• RECORDED DATA
--

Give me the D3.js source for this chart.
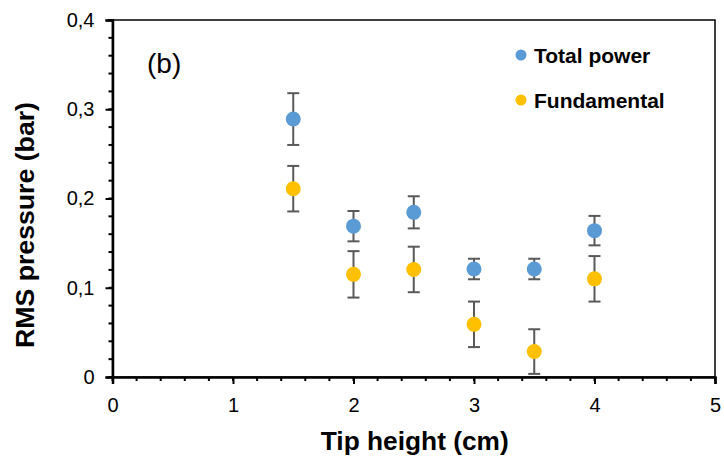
<!DOCTYPE html>
<html>
<head>
<meta charset="utf-8">
<script src="https://cdn.jsdelivr.net/npm/d3@7"></script>
<style>
  body { margin: 0; background: #fff; }
  svg { display: block; font-family: "Liberation Sans", Arial, sans-serif; }
</style>
</head>
<body>
<svg id="chart" width="724" height="463"></svg>
<script>
// chart values
const tipHeight = [1.5, 2, 2.5, 3, 3.5, 4];
const totalPower = [0.289, 0.169, 0.1845, 0.121, 0.121, 0.164];
const totalErr = [0.029, 0.017, 0.018, 0.0115, 0.0115, 0.0165];
const fundamental = [0.211, 0.115, 0.1205, 0.059, 0.0285, 0.110];
const fundErr = [0.0255, 0.026, 0.0255, 0.0255, 0.025, 0.0255];
const xTicks = [0, 1, 2, 3, 4, 5];
const yTicks = [0, 0.1, 0.2, 0.3, 0.4];
const seriesNames = ["Total power", "Fundamental"];
const seriesColors = ["#5B9BD5", "#FFC000"];

const svg = d3.select("#chart");
const width = 724, height = 463;

const x = d3.scaleLinear().domain([0, 5]).range([112.5, 715]);
const y = d3.scaleLinear().domain([0, 0.4]).range([377, 20]);

const fmtY = v => v === 0 ? "0" : d3.format(".1f")(v).replace(".", ",");
const fmtX = d3.format("d");

// plot frame (top + right)
svg.append("rect")
  .attr("x", x(0)).attr("y", y(0.4))
  .attr("width", x(5) - x(0)).attr("height", y(0) - y(0.4))
  .attr("fill", "none").attr("stroke", "#000").attr("stroke-width", 1.5);

// minor ticks
svg.append("g").selectAll("line")
  .data(d3.range(0, 0.4001, 0.02))
  .enter().append("line")
  .attr("x1", x(0) - 4).attr("x2", x(0))
  .attr("y1", d => y(d)).attr("y2", d => y(d))
  .attr("stroke", "#000").attr("stroke-width", 2);

svg.append("g").selectAll("line")
  .data(d3.range(0, 5.001, 0.2))
  .enter().append("line")
  .attr("x1", d => x(d)).attr("x2", d => x(d))
  .attr("y1", y(0)).attr("y2", y(0) + 4)
  .attr("stroke", "#000").attr("stroke-width", 2);

// axes
const yAxis = svg.append("g")
  .attr("transform", `translate(${x(0)},0)`)
  .call(d3.axisLeft(y).tickValues(yTicks).tickFormat(fmtY).tickSize(7).tickPadding(11));
const xAxis = svg.append("g")
  .attr("transform", `translate(0,${y(0)})`)
  .call(d3.axisBottom(x).tickValues(xTicks).tickFormat(fmtX).tickSize(7).tickPadding(14));

[xAxis, yAxis].forEach(ax => {
  ax.select(".domain").attr("stroke", "#000").attr("stroke-width", 2.5);
  ax.selectAll(".tick line").attr("stroke", "#000").attr("stroke-width", 2);
  ax.selectAll(".tick text")
    .attr("fill", "#000")
    .attr("font-size", "20px")
    .attr("font-family", "Liberation Sans, Arial, sans-serif");
});

// axis titles
svg.append("text")
  .attr("x", (x(0) + x(5)) / 2 + 1).attr("y", 450)
  .attr("text-anchor", "middle")
  .attr("font-size", "25px").attr("font-weight", "bold")
  .attr("textLength", 188).attr("lengthAdjust", "spacingAndGlyphs")
  .text("Tip height (cm)");

svg.append("text")
  .attr("transform", `translate(34,${225}) rotate(-90)`)
  .attr("text-anchor", "middle")
  .attr("font-size", "25px").attr("font-weight", "bold")
  .attr("textLength", 246).attr("lengthAdjust", "spacingAndGlyphs")
  .text("RMS pressure (bar)");

// panel label
svg.append("text")
  .attr("x", 147).attr("y", 73)
  .attr("font-size", "28px")
  .text("(b)");

// series
const series = [
  { values: totalPower, err: totalErr },
  { values: fundamental, err: fundErr }
];

series.forEach((s, i) => {
  const pts = tipHeight.map((t, j) => ({ t, v: s.values[j], e: s.err[j] }));
  const g = svg.append("g");
  const eb = g.selectAll("g.err").data(pts).enter().append("g").attr("class", "err")
    .attr("stroke", "#595959").attr("stroke-width", 2);
  eb.append("line")
    .attr("x1", d => x(d.t)).attr("x2", d => x(d.t))
    .attr("y1", d => y(d.v - d.e)).attr("y2", d => y(d.v + d.e));
  eb.append("line")
    .attr("x1", d => x(d.t) - 6).attr("x2", d => x(d.t) + 6)
    .attr("y1", d => y(d.v + d.e)).attr("y2", d => y(d.v + d.e));
  eb.append("line")
    .attr("x1", d => x(d.t) - 6).attr("x2", d => x(d.t) + 6)
    .attr("y1", d => y(d.v - d.e)).attr("y2", d => y(d.v - d.e));
  g.selectAll("circle").data(pts).enter().append("circle")
    .attr("cx", d => x(d.t)).attr("cy", d => y(d.v))
    .attr("r", 7.5)
    .attr("fill", seriesColors[i]);
});

// legend
const legend = svg.append("g");
seriesNames.forEach((name, i) => {
  const ly = 55 + i * 45;
  legend.append("circle")
    .attr("cx", 521).attr("cy", ly).attr("r", 5.5)
    .attr("fill", seriesColors[i]);
  legend.append("text")
    .attr("x", 534).attr("y", ly + 7.5)
    .attr("font-size", "21px").attr("font-weight", "bold")
    .text(name);
});
</script>
</body>
</html>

--

• PROBLEM REQUIREMENTS
Your copy of the data above should match it exactly, except that pictures are left out.

• OUTPUT
Give me the D3.js source for this chart.
<!DOCTYPE html>
<html>
<head>
<meta charset="utf-8">
<script src="https://cdn.jsdelivr.net/npm/d3@7"></script>
<style>
  body { margin: 0; background: #fff; }
  svg { display: block; font-family: "Liberation Sans", Arial, sans-serif; }
</style>
</head>
<body>
<svg id="chart" width="724" height="463"></svg>
<script>
// chart values
const tipHeight = [1.5, 2, 2.5, 3, 3.5, 4];
const totalPower = [0.289, 0.169, 0.1845, 0.121, 0.121, 0.164];
const totalErr = [0.029, 0.017, 0.018, 0.0115, 0.0115, 0.0165];
const fundamental = [0.211, 0.115, 0.1205, 0.059, 0.0285, 0.110];
const fundErr = [0.0255, 0.026, 0.0255, 0.0255, 0.025, 0.0255];
const xTicks = [0, 1, 2, 3, 4, 5];
const yTicks = [0, 0.1, 0.2, 0.3, 0.4];
const seriesNames = ["Total power", "Fundamental"];
const seriesColors = ["#5B9BD5", "#FFC000"];

const svg = d3.select("#chart");
const width = 724, height = 463;

const x = d3.scaleLinear().domain([0, 5]).range([112.5, 715]);
const y = d3.scaleLinear().domain([0, 0.4]).range([377, 20]);

const fmtY = v => v === 0 ? "0" : d3.format(".1f")(v).replace(".", ",");
const fmtX = d3.format("d");

// plot frame (top + right)
svg.append("rect")
  .attr("x", x(0)).attr("y", y(0.4))
  .attr("width", x(5) - x(0)).attr("height", y(0) - y(0.4))
  .attr("fill", "none").attr("stroke", "#000").attr("stroke-width", 1.5);

// minor ticks
svg.append("g").selectAll("line")
  .data(d3.range(0, 0.4001, 0.02))
  .enter().append("line")
  .attr("x1", x(0) - 4).attr("x2", x(0))
  .attr("y1", d => y(d)).attr("y2", d => y(d))
  .attr("stroke", "#000").attr("stroke-width", 2);

svg.append("g").selectAll("line")
  .data(d3.range(0, 5.001, 0.2))
  .enter().append("line")
  .attr("x1", d => x(d)).attr("x2", d => x(d))
  .attr("y1", y(0)).attr("y2", y(0) + 4)
  .attr("stroke", "#000").attr("stroke-width", 2);

// axes
const yAxis = svg.append("g")
  .attr("transform", `translate(${x(0)},0)`)
  .call(d3.axisLeft(y).tickValues(yTicks).tickFormat(fmtY).tickSize(7).tickPadding(11));
const xAxis = svg.append("g")
  .attr("transform", `translate(0,${y(0)})`)
  .call(d3.axisBottom(x).tickValues(xTicks).tickFormat(fmtX).tickSize(7).tickPadding(14));

[xAxis, yAxis].forEach(ax => {
  ax.select(".domain").attr("stroke", "#000").attr("stroke-width", 2.5);
  ax.selectAll(".tick line").attr("stroke", "#000").attr("stroke-width", 2);
  ax.selectAll(".tick text")
    .attr("fill", "#000")
    .attr("font-size", "20px")
    .attr("font-family", "Liberation Sans, Arial, sans-serif");
});

// axis titles
svg.append("text")
  .attr("x", (x(0) + x(5)) / 2 + 1).attr("y", 450)
  .attr("text-anchor", "middle")
  .attr("font-size", "25px").attr("font-weight", "bold")
  .attr("textLength", 188).attr("lengthAdjust", "spacingAndGlyphs")
  .text("Tip height (cm)");

svg.append("text")
  .attr("transform", `translate(34,${225}) rotate(-90)`)
  .attr("text-anchor", "middle")
  .attr("font-size", "25px").attr("font-weight", "bold")
  .attr("textLength", 246).attr("lengthAdjust", "spacingAndGlyphs")
  .text("RMS pressure (bar)");

// panel label
svg.append("text")
  .attr("x", 147).attr("y", 73)
  .attr("font-size", "28px")
  .text("(b)");

// series
const series = [
  { values: totalPower, err: totalErr },
  { values: fundamental, err: fundErr }
];

series.forEach((s, i) => {
  const pts = tipHeight.map((t, j) => ({ t, v: s.values[j], e: s.err[j] }));
  const g = svg.append("g");
  const eb = g.selectAll("g.err").data(pts).enter().append("g").attr("class", "err")
    .attr("stroke", "#595959").attr("stroke-width", 2);
  eb.append("line")
    .attr("x1", d => x(d.t)).attr("x2", d => x(d.t))
    .attr("y1", d => y(d.v - d.e)).attr("y2", d => y(d.v + d.e));
  eb.append("line")
    .attr("x1", d => x(d.t) - 6).attr("x2", d => x(d.t) + 6)
    .attr("y1", d => y(d.v + d.e)).attr("y2", d => y(d.v + d.e));
  eb.append("line")
    .attr("x1", d => x(d.t) - 6).attr("x2", d => x(d.t) + 6)
    .attr("y1", d => y(d.v - d.e)).attr("y2", d => y(d.v - d.e));
  g.selectAll("circle").data(pts).enter().append("circle")
    .attr("cx", d => x(d.t)).attr("cy", d => y(d.v))
    .attr("r", 7.5)
    .attr("fill", seriesColors[i]);
});

// legend
const legend = svg.append("g");
seriesNames.forEach((name, i) => {
  const ly = 55 + i * 45;
  legend.append("circle")
    .attr("cx", 521).attr("cy", ly).attr("r", 5.5)
    .attr("fill", seriesColors[i]);
  legend.append("text")
    .attr("x", 534).attr("y", ly + 7.5)
    .attr("font-size", "21px").attr("font-weight", "bold")
    .text(name);
});
</script>
</body>
</html>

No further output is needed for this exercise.